● **Task directions**
In the entries below, find the line with "Rebuild this chart" and the line with "var startDeg = 63.4;", then retype both and everything between them exactly. Do not copy the pictures.
[Listed entries start]
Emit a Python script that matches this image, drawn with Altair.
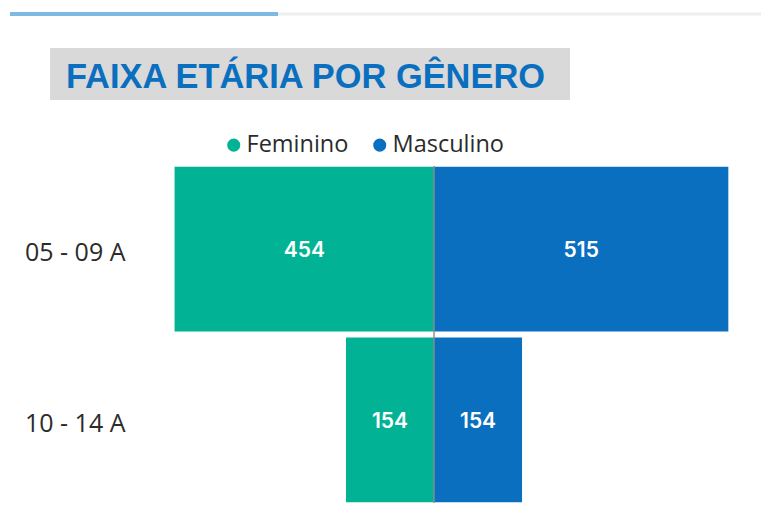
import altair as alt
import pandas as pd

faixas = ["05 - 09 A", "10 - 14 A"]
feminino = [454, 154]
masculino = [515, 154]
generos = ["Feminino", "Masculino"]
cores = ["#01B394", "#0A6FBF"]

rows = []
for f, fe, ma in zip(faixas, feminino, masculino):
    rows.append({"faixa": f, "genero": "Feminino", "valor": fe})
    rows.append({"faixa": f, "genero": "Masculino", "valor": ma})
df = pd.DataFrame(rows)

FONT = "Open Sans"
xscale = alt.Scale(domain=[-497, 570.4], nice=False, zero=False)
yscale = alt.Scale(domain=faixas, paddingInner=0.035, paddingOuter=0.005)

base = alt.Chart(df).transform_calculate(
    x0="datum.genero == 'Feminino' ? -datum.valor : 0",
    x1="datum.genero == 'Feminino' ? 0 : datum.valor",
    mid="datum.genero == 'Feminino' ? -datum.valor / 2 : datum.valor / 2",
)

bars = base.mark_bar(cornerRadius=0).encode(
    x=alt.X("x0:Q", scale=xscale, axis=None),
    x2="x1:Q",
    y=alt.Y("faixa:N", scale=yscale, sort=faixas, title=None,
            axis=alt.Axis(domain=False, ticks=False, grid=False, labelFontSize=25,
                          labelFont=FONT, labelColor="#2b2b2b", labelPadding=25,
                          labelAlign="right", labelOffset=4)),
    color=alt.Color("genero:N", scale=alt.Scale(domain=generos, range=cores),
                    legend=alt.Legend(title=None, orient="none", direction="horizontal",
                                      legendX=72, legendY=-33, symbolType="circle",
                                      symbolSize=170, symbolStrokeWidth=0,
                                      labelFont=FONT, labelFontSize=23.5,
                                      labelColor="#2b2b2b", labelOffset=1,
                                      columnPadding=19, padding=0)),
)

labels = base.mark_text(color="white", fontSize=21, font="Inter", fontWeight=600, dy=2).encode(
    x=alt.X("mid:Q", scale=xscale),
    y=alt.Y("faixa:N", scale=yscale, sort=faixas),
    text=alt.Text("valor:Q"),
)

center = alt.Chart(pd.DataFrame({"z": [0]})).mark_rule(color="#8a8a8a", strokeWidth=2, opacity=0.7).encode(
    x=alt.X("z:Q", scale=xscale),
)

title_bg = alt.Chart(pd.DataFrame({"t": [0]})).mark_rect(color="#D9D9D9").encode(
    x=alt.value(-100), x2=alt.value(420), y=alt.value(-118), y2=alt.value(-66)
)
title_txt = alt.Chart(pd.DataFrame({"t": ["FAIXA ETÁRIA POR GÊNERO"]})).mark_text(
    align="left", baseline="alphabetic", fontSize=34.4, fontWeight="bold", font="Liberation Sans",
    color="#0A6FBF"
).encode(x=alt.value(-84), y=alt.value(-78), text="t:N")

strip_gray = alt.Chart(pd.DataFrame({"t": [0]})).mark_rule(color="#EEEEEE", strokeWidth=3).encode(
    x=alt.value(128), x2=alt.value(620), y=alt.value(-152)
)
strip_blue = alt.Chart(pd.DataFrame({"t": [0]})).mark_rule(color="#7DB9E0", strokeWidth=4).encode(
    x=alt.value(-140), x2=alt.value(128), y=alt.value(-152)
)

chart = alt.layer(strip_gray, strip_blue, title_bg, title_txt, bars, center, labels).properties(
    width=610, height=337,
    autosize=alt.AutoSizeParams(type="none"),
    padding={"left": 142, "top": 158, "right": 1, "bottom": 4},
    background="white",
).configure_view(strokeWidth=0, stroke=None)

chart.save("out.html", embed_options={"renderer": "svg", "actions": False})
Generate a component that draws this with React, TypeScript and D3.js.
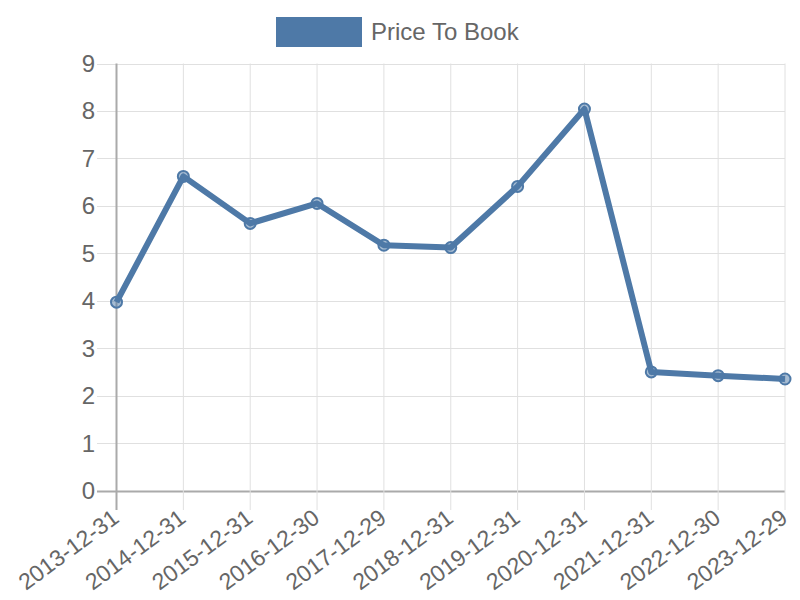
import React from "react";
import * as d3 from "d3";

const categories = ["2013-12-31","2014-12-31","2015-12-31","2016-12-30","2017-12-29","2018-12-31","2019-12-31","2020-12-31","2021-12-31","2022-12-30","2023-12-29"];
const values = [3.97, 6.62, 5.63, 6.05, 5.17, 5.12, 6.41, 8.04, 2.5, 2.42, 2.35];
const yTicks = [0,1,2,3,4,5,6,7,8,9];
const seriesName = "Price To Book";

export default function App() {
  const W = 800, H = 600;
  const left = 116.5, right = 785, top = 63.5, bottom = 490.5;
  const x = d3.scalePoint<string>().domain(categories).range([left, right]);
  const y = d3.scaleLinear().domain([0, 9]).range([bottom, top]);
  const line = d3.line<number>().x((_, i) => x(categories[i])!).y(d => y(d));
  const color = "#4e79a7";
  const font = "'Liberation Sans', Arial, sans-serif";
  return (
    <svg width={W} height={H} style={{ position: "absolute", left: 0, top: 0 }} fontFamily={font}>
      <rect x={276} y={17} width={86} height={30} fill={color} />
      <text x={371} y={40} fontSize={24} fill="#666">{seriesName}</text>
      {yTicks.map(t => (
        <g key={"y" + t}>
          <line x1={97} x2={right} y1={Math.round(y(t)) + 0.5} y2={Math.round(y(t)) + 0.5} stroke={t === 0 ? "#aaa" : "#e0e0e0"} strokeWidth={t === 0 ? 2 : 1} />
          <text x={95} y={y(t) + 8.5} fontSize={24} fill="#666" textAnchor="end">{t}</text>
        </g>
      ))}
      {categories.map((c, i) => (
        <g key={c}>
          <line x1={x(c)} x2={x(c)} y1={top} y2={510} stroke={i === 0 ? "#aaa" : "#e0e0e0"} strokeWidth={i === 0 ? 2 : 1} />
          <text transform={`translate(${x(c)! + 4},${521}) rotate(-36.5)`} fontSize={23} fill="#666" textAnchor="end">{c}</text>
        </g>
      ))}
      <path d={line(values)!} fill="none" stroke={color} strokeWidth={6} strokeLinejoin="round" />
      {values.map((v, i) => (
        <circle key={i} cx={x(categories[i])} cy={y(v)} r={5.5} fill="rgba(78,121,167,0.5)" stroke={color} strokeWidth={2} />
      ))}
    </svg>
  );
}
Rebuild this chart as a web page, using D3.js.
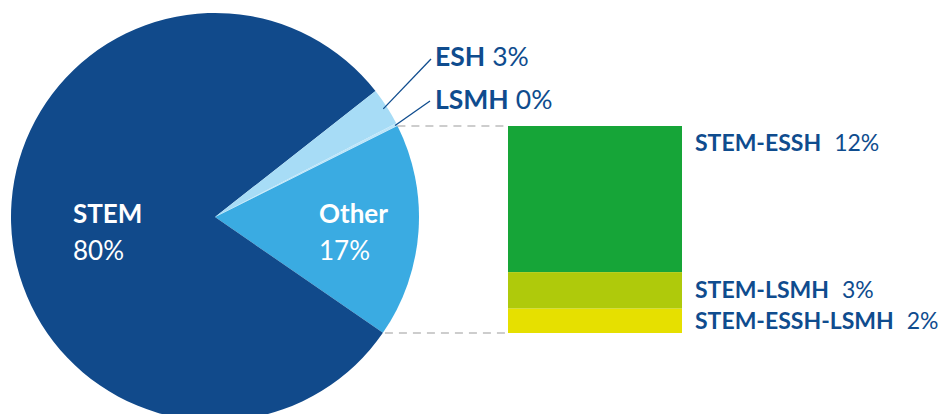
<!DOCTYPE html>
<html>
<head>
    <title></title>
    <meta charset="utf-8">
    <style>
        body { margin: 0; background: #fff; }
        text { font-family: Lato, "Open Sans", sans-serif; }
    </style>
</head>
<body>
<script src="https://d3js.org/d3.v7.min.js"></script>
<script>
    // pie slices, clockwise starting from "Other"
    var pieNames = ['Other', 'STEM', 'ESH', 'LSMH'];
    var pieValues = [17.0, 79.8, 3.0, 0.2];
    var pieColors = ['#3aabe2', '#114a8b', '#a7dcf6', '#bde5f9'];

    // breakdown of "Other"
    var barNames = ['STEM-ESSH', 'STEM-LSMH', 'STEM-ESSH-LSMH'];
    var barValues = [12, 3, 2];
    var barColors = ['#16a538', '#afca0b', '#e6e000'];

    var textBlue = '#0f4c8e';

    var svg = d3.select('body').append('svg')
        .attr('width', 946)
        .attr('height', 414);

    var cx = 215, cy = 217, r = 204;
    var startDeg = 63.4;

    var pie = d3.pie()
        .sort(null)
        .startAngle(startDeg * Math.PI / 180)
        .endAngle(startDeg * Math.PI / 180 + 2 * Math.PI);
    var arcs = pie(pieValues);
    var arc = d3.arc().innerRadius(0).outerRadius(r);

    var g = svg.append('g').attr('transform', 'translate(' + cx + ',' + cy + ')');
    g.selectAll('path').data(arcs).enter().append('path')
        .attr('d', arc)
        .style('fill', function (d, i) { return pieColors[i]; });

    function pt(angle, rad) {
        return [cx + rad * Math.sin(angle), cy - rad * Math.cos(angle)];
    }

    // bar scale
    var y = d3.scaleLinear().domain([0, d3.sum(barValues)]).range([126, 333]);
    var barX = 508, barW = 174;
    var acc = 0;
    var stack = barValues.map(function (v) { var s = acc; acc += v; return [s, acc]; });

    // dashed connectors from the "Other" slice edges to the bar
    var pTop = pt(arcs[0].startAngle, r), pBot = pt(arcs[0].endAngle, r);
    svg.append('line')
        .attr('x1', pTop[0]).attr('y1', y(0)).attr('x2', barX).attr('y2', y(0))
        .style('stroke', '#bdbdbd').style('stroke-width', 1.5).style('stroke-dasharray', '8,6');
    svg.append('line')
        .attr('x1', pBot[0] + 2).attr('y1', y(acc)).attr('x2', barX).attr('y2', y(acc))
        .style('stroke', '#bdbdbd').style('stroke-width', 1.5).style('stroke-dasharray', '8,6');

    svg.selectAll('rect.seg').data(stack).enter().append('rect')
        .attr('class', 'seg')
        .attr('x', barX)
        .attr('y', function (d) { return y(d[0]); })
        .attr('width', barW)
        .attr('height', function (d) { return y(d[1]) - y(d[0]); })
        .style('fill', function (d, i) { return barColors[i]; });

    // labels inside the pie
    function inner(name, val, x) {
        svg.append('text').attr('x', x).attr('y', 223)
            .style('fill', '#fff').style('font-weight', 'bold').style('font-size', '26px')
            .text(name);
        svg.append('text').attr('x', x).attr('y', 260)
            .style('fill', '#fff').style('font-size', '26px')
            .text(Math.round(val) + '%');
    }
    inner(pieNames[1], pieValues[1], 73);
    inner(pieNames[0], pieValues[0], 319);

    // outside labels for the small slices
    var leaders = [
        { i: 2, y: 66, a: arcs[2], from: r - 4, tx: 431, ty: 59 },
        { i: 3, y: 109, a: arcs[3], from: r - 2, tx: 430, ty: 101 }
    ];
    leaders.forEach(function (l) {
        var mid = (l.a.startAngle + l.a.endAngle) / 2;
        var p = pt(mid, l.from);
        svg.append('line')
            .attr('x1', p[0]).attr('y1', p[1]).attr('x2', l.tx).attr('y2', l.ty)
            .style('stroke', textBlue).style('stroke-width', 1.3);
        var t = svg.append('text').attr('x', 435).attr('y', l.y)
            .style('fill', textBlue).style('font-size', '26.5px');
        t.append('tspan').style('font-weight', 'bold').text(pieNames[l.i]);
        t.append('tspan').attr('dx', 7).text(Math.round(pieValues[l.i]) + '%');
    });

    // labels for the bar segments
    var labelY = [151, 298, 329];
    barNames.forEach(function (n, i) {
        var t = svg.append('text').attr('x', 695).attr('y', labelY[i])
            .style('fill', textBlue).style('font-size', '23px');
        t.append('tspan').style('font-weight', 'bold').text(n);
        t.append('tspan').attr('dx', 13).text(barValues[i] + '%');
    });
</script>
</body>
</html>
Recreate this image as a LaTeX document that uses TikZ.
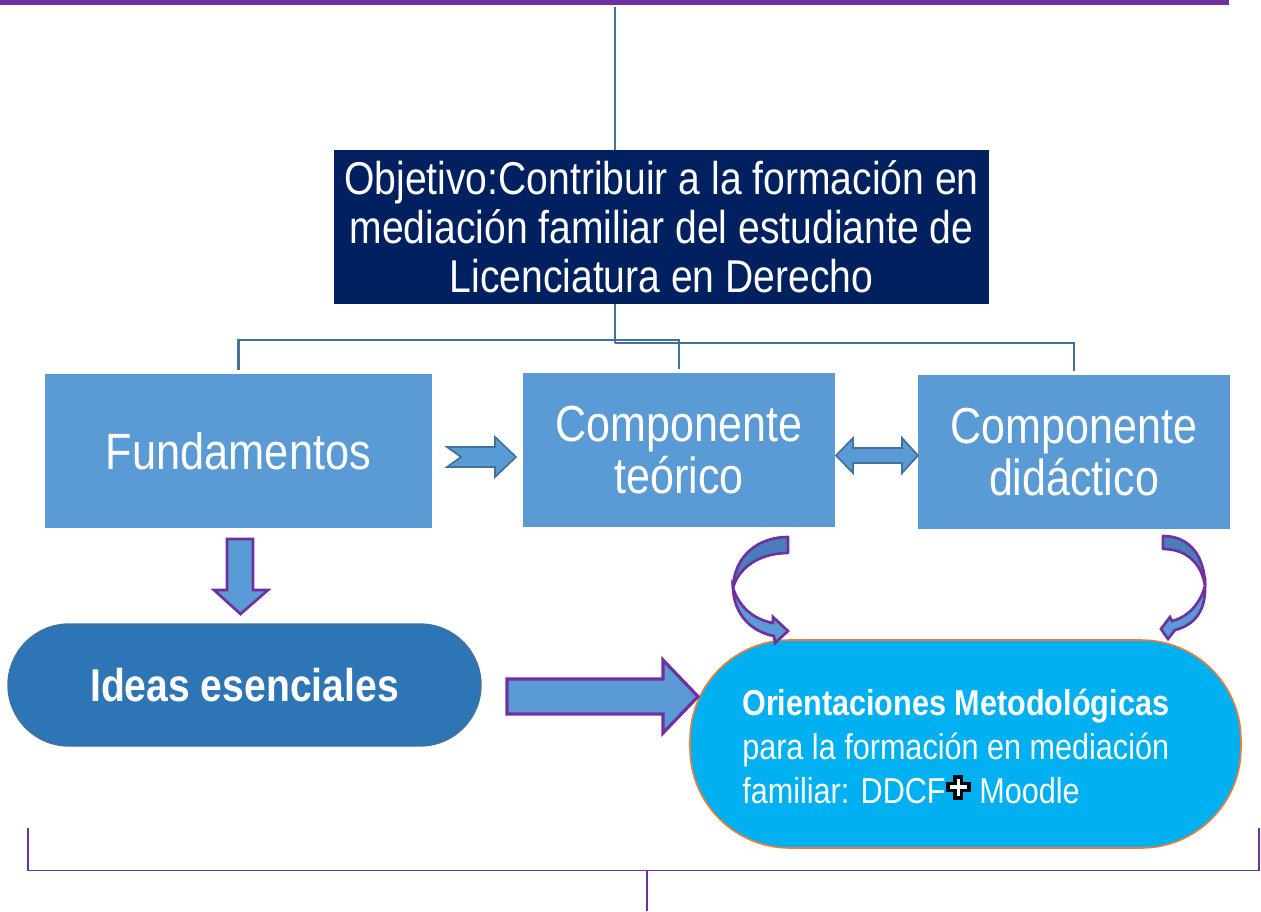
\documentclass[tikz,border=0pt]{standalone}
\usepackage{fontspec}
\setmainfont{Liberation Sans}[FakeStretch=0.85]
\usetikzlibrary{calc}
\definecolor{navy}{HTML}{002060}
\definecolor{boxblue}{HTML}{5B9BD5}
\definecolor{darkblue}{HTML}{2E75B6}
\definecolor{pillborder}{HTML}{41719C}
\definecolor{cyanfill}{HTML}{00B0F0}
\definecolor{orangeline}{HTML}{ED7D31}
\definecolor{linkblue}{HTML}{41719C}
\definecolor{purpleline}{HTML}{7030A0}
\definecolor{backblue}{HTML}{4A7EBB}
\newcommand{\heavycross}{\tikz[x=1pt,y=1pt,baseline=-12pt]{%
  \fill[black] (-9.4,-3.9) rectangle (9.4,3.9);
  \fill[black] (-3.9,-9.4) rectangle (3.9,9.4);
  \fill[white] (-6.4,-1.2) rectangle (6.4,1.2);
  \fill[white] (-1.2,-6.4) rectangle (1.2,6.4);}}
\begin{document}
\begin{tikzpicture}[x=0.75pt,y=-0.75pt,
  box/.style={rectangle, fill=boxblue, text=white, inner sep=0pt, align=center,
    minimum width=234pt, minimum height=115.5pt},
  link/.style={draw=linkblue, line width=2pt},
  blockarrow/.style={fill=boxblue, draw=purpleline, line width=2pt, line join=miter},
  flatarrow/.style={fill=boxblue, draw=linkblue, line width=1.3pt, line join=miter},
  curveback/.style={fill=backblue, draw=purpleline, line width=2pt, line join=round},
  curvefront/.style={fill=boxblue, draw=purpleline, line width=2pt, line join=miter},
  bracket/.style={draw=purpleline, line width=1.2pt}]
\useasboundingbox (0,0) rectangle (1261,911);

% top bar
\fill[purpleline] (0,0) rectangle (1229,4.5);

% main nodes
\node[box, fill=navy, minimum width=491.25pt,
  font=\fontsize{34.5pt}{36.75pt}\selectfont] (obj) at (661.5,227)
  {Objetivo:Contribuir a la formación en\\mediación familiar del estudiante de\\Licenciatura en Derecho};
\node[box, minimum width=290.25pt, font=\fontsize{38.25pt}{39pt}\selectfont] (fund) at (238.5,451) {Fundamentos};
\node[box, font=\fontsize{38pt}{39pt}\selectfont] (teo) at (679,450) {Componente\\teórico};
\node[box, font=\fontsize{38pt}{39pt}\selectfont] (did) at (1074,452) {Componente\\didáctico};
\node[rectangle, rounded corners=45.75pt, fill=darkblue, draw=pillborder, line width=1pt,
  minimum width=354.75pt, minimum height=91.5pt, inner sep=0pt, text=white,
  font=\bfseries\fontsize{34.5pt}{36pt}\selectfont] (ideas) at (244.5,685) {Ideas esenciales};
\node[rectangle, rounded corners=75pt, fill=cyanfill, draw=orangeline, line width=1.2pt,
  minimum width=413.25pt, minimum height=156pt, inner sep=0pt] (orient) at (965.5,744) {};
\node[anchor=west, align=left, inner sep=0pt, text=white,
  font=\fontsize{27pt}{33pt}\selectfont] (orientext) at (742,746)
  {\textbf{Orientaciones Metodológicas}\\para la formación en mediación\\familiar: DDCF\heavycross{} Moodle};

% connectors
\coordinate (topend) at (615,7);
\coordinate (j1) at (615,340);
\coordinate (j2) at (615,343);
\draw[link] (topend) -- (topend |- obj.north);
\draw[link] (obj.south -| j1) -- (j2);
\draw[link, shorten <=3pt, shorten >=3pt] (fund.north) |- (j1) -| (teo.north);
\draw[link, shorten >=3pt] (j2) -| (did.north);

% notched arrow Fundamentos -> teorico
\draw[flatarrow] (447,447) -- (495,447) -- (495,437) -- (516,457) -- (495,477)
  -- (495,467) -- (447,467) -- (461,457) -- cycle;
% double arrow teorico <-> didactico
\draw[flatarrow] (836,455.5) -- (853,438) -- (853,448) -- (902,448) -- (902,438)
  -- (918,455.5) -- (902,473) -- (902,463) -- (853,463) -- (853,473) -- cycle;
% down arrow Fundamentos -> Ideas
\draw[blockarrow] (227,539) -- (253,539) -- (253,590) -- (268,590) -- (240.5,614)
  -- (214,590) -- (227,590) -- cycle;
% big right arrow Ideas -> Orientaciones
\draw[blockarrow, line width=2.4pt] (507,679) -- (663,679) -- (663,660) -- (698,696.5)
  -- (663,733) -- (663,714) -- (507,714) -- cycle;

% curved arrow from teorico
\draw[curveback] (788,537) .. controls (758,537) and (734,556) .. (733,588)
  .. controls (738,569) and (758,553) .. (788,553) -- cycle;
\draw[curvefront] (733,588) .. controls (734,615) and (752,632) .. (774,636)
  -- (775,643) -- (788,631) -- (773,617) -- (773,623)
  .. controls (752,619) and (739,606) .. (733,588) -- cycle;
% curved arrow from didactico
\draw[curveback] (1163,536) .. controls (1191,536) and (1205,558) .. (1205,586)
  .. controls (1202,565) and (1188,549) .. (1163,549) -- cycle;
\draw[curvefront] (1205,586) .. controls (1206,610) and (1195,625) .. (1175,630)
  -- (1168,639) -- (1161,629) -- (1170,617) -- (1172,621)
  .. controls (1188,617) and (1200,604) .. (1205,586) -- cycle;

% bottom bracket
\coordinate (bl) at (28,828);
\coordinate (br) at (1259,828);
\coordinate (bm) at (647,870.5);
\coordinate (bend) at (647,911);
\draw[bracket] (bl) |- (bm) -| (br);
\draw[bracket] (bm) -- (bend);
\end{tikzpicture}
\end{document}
[Listed entries end]
● **Solution to the exercise**
Rebuild this chart as a web page, using D3.js.
<!DOCTYPE html>
<html>
<head>
    <title></title>
    <meta charset="utf-8">
    <style>
        body { margin: 0; background: #fff; }
        text { font-family: Lato, "Open Sans", sans-serif; }
    </style>
</head>
<body>
<script src="https://d3js.org/d3.v7.min.js"></script>
<script>
    // pie slices, clockwise starting from "Other"
    var pieNames = ['Other', 'STEM', 'ESH', 'LSMH'];
    var pieValues = [17.0, 79.8, 3.0, 0.2];
    var pieColors = ['#3aabe2', '#114a8b', '#a7dcf6', '#bde5f9'];

    // breakdown of "Other"
    var barNames = ['STEM-ESSH', 'STEM-LSMH', 'STEM-ESSH-LSMH'];
    var barValues = [12, 3, 2];
    var barColors = ['#16a538', '#afca0b', '#e6e000'];

    var textBlue = '#0f4c8e';

    var svg = d3.select('body').append('svg')
        .attr('width', 946)
        .attr('height', 414);

    var cx = 215, cy = 217, r = 204;
    var startDeg = 63.4;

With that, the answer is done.